Inside Medicine video series: Irene - A Birthday Wish

In the dim light of Irene Price’s dining room, a small Mickey Mouse cake bears two candles casting a warm glow onto the surrounding faces. As the birthday boy claps along from his high chair while his family sings “Happy Birthday,” a grin of pure joy breaks across his great-grandmother’s face. For this cancer survivor, sharing precious moments with family makes beating back the disease so much sweeter.

“You see time through the eyes of your children and grandchildren,” said Price, the subject of Episode 3 of the Inside Medicine online video series. “And fortunately, I’ve been a very lucky lady.”

Price is no stranger to cancer. Her son, Gary, struggled with aplastic anemia as a teenager, and she lost her husband, Gene, to gastric esophageal cancer in 1991. In 2009, Price was diagnosed with bladder cancer.

For five years, Price tried the standard treatments – chemotherapy and a bladder-cancer-specific immunotherapy – both of which she said had shown promise. But then her cancer started to metastasize; she was running out of options – and time.
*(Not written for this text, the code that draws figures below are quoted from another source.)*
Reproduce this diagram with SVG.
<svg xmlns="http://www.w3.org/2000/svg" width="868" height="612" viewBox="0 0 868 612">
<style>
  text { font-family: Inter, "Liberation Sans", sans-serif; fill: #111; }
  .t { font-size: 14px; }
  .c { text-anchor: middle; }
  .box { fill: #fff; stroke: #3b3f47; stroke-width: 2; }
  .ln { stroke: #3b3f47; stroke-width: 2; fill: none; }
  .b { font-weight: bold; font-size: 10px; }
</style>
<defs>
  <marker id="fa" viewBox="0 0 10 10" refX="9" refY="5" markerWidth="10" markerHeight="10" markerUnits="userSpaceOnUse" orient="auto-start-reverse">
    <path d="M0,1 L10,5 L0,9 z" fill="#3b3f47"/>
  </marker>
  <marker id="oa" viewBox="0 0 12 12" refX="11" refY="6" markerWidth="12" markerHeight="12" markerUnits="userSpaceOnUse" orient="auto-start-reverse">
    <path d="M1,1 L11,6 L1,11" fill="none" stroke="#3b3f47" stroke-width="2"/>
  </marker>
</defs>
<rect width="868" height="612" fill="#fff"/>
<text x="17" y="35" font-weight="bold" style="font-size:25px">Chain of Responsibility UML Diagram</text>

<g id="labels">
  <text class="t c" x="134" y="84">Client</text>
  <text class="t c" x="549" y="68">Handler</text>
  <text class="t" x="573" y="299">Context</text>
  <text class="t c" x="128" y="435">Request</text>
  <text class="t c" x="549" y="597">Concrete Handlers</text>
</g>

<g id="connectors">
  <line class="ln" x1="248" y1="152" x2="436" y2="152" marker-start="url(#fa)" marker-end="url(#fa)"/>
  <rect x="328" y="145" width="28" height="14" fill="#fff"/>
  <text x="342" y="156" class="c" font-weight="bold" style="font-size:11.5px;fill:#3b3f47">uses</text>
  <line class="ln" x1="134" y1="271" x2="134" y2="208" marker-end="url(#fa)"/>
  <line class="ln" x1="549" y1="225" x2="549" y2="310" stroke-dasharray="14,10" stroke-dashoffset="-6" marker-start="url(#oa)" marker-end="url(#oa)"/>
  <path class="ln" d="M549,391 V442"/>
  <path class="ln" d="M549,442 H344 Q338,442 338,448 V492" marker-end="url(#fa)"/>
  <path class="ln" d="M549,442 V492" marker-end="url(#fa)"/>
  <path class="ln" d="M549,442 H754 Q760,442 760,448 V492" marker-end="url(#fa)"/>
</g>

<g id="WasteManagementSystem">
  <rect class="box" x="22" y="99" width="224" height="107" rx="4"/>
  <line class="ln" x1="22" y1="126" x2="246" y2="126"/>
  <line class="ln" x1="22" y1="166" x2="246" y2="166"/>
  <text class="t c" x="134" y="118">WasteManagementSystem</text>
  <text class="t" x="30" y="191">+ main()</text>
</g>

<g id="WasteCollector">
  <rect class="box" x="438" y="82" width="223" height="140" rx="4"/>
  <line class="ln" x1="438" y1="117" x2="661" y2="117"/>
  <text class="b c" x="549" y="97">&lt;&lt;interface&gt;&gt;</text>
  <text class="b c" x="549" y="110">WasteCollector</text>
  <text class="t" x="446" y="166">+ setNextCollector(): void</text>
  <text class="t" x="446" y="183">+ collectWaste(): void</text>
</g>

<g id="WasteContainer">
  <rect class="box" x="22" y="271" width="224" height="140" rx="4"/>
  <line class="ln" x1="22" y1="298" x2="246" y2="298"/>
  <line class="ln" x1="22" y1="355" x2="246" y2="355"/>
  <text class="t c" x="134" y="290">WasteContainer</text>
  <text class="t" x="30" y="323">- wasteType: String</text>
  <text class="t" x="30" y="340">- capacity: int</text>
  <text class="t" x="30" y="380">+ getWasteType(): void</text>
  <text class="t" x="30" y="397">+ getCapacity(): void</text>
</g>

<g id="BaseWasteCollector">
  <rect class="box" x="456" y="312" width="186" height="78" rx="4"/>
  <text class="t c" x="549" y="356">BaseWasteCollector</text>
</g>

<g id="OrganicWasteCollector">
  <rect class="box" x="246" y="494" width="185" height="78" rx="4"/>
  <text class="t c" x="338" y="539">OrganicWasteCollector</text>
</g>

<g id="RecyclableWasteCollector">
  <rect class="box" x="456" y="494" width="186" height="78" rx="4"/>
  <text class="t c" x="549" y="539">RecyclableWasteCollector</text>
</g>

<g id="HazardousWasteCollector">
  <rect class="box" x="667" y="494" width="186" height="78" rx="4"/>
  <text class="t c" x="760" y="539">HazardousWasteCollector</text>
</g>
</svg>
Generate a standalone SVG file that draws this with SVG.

“I found out my cancer had penetrated the wall of my bladder, so it had to be removed,” Price said. “That’s when they asked me to take part in precision medicine. I said yes – it’s a win-win situation.”

With standard bladder cancer treatments proving ineffective, Price’s doctors – including Dr. David Nanus, chief of hematology and medical oncology – decided to analyze her tumor using a next-generation DNA-sequencing test called EXaCT-1. The approach, developed by scientists at the Caryl and Israel Englander Institute for Precision Medicine at Weill Cornell Medicine, scours thousands of genes to reveal mutations that drive a patient’s cancer and pinpoints the most precise treatment options.

Her doctors made an unexpected find: Price’s tumor consisted of cells associated with a form of breast cancer. Based on this discovery, Price’s doctors prescribed a personalized treatment regimen that combined chemotherapy with two breast cancer drugs, Herceptin and Taxol.

“It’s precision,” Price said. “It’s geared to you, and it was recommended that I should go on breast cancer drugs. They wouldn’t have thought, and I wouldn’t have thought.”

As of her last three CT scans, Price is cancer-free. For someone who loves celebrating birthdays like her great-grandson’s, Price now makes a special wish for her own.

“What do I wish for myself?” she said. “That things go on just as they are.”

Jamie Black is an editorial intern for Weill Cornell Medicine.